Many in the composites industry are aware that making use of carbon fiber can greatly decrease one’s carbon footprint, such as through the manufacture of lighter automobiles. But when it comes to green energy, composites are ideal for more than just conserving energy – they also can enable the generation of energy through alternative sources, such as wind and solar.
Major population growth and urbanization are increasing the world’s energy demands. According to the U.S. Energy Information Administration, International Energy Outlook 2013, without action, energy demand is expected to continue to grow at an average rate of 2.2 percent annually until 2020. That may not sound like a lot, but at that pace the world could increase its oil use per year by 20 percent, using more than 300 sextillion barrels of oil per day by 2020. The U.S. alone used approximately 48.7 million barrels of oil per day in 2013, according to Lawrence Livermore National Laboratory.

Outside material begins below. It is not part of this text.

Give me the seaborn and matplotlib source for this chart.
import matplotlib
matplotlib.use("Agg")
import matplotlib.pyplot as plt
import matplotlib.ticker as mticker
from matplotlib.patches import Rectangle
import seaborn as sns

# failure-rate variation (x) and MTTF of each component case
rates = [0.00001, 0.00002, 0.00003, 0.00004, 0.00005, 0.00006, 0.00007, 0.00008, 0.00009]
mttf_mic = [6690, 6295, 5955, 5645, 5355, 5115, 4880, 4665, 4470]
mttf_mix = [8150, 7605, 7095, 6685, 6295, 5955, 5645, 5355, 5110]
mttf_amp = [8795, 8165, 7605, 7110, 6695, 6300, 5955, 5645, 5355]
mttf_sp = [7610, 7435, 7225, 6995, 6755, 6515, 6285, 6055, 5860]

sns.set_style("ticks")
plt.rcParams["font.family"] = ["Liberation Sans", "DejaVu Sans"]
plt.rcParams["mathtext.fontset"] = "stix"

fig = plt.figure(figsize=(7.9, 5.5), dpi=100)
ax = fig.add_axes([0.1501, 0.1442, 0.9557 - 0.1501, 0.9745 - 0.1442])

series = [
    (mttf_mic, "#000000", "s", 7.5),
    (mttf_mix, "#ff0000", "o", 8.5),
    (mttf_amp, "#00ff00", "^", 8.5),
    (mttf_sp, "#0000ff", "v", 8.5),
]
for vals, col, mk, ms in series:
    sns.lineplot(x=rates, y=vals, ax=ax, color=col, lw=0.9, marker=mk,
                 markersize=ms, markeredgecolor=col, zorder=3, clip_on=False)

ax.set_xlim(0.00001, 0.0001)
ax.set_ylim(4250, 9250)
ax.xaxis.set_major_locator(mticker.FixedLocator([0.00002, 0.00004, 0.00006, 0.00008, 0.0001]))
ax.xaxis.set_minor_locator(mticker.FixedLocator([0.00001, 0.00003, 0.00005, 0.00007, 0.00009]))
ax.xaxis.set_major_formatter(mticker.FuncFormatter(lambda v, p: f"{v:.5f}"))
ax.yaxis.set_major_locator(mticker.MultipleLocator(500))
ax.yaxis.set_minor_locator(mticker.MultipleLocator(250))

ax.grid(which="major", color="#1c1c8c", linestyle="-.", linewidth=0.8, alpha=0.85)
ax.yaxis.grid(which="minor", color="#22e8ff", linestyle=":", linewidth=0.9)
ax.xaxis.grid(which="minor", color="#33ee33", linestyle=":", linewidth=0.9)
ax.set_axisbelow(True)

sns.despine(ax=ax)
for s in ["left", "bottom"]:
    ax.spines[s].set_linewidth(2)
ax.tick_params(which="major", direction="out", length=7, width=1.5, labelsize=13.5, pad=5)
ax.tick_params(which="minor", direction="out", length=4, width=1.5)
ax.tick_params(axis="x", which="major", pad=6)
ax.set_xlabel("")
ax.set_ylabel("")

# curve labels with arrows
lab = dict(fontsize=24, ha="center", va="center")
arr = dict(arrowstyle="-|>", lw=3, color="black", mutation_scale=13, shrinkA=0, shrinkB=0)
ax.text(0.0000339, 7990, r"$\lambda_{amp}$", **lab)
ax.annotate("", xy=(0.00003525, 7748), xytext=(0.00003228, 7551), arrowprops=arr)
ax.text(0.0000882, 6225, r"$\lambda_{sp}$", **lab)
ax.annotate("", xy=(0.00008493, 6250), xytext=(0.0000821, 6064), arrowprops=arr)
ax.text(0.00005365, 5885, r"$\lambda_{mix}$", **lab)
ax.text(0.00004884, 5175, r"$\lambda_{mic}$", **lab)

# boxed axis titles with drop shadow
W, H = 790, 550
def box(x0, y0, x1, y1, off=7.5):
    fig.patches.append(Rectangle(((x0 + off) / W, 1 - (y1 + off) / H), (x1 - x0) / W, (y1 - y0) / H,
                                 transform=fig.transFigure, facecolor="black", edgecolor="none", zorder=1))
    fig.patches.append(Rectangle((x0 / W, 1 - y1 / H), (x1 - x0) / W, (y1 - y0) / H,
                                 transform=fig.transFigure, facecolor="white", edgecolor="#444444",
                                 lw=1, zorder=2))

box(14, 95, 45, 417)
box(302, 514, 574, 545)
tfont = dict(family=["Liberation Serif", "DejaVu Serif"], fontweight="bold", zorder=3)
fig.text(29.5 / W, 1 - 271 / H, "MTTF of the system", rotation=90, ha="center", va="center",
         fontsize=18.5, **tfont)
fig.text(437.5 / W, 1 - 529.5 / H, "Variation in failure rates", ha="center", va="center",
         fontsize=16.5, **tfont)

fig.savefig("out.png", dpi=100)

Rising greenhouse gas emissions from fossil fuel energy are linked to escalating surface temperatures, creating a great need for a range of sustainable energy sources. Composites may not be ideal for every application – for instance, geothermal energy, which uses heat from the Earth to generate energy, requires materials to withstand extremely high temperatures. But for other applications that require moving parts and high corrosion resistance, composites enhance efficiency.
Towering Wind Turbines
People have harnessed wind power for thousands of years to pump water and grind grain. Since the 1980s, the wind industry has grown very rapidly. With today’s technology, wind energy has the potential to generate 20 percent of America’s electricity with turbines installed on less than 1 percent of the country’s land area. “What you’ve seen over the past years is 15, 20, even 25 percent GDP growth a year,” says Chris Skinner, director of product platforms at Owens Corning in Toledo, Ohio. Now that wind is an established technology, the era of hyper growth is ending, says Skinner. But the industry still grows 5 to 9 percent per year.

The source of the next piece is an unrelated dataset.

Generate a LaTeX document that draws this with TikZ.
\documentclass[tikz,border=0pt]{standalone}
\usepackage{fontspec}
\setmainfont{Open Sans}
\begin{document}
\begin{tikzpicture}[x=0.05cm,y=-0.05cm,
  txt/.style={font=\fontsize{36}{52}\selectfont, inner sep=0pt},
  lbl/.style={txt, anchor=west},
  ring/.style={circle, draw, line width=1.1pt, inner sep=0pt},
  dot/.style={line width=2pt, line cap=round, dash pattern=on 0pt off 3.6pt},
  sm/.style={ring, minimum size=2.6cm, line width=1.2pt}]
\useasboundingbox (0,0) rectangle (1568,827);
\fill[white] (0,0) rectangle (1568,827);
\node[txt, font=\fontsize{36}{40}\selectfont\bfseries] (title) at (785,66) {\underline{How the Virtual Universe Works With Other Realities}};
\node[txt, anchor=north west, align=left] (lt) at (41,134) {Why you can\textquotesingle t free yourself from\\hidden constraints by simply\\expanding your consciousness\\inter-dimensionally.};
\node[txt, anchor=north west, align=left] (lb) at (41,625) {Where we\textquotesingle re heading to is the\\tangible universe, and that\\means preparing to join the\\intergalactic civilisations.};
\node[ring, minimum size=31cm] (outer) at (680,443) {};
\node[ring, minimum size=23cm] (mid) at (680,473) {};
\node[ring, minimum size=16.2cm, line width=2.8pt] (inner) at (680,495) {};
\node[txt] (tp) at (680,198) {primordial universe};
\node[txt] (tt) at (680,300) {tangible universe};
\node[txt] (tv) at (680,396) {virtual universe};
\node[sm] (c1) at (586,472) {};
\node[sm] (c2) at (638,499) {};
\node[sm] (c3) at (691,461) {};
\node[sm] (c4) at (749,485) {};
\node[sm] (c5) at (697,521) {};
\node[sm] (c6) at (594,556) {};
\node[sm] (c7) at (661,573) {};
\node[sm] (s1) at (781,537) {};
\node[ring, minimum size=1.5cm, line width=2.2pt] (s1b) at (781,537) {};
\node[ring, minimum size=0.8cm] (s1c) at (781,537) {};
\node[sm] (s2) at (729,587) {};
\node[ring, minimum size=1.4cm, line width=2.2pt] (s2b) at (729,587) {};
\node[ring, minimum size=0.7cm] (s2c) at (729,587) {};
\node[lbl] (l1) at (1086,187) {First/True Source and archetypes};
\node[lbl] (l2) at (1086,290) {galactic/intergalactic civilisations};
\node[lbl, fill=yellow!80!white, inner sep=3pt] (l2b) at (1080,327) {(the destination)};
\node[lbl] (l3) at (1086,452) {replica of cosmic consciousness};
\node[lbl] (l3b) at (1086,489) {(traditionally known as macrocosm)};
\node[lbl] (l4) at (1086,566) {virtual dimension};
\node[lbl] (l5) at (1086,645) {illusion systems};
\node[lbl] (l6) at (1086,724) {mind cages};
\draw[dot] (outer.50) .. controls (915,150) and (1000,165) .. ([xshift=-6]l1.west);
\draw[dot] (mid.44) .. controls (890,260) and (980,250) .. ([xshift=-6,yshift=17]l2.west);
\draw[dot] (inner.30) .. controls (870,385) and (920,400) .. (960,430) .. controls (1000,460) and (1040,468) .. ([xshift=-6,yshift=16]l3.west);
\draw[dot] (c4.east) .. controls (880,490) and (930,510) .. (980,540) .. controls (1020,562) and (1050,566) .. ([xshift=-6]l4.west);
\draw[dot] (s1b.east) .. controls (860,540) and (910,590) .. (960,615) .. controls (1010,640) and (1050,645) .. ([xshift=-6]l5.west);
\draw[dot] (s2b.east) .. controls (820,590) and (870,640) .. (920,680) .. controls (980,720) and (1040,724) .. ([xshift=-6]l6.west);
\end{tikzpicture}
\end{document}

The movement of turbine blades and their requisite to withstand various weather conditions is what makes GFRP and CFRP composites made with epoxy resins preferred choices for wind energy applications. “They offer the highest level of stiffness to the lowest weight,” Skinner explains. “Composites really fit into environments where you see a requirement for stiffness or corrosion resistance where typically the material is moving.”
These stiffness-to-weight advantages are particularly important as designers create even larger blades. Samsung Heavy Industries has commissioned the first prototype of the world’s largest wind turbine with 83.5-meter blades, currently being tested at the Fraunhofer Institute in Germany. Each blade skin was produced in a female mold using a combination of vacuum assisted resin transfer molding (VARTM), prepreg and hand lamination with DIAB’s ProBalsa150 end grain balsa wood and Divinycell H80 polyurea and polyvinyl chloride for the core materials.
Each turbine can generate 6.2 MW of energy, says Flemming Sørensen, director and general manager of SSP Technology, designer and manufacturer of the blade. The new design will be used in South Korea’s first offshore wind energy project, a construction of 12 units in an 84 MW offshore installation in the Korea Strait.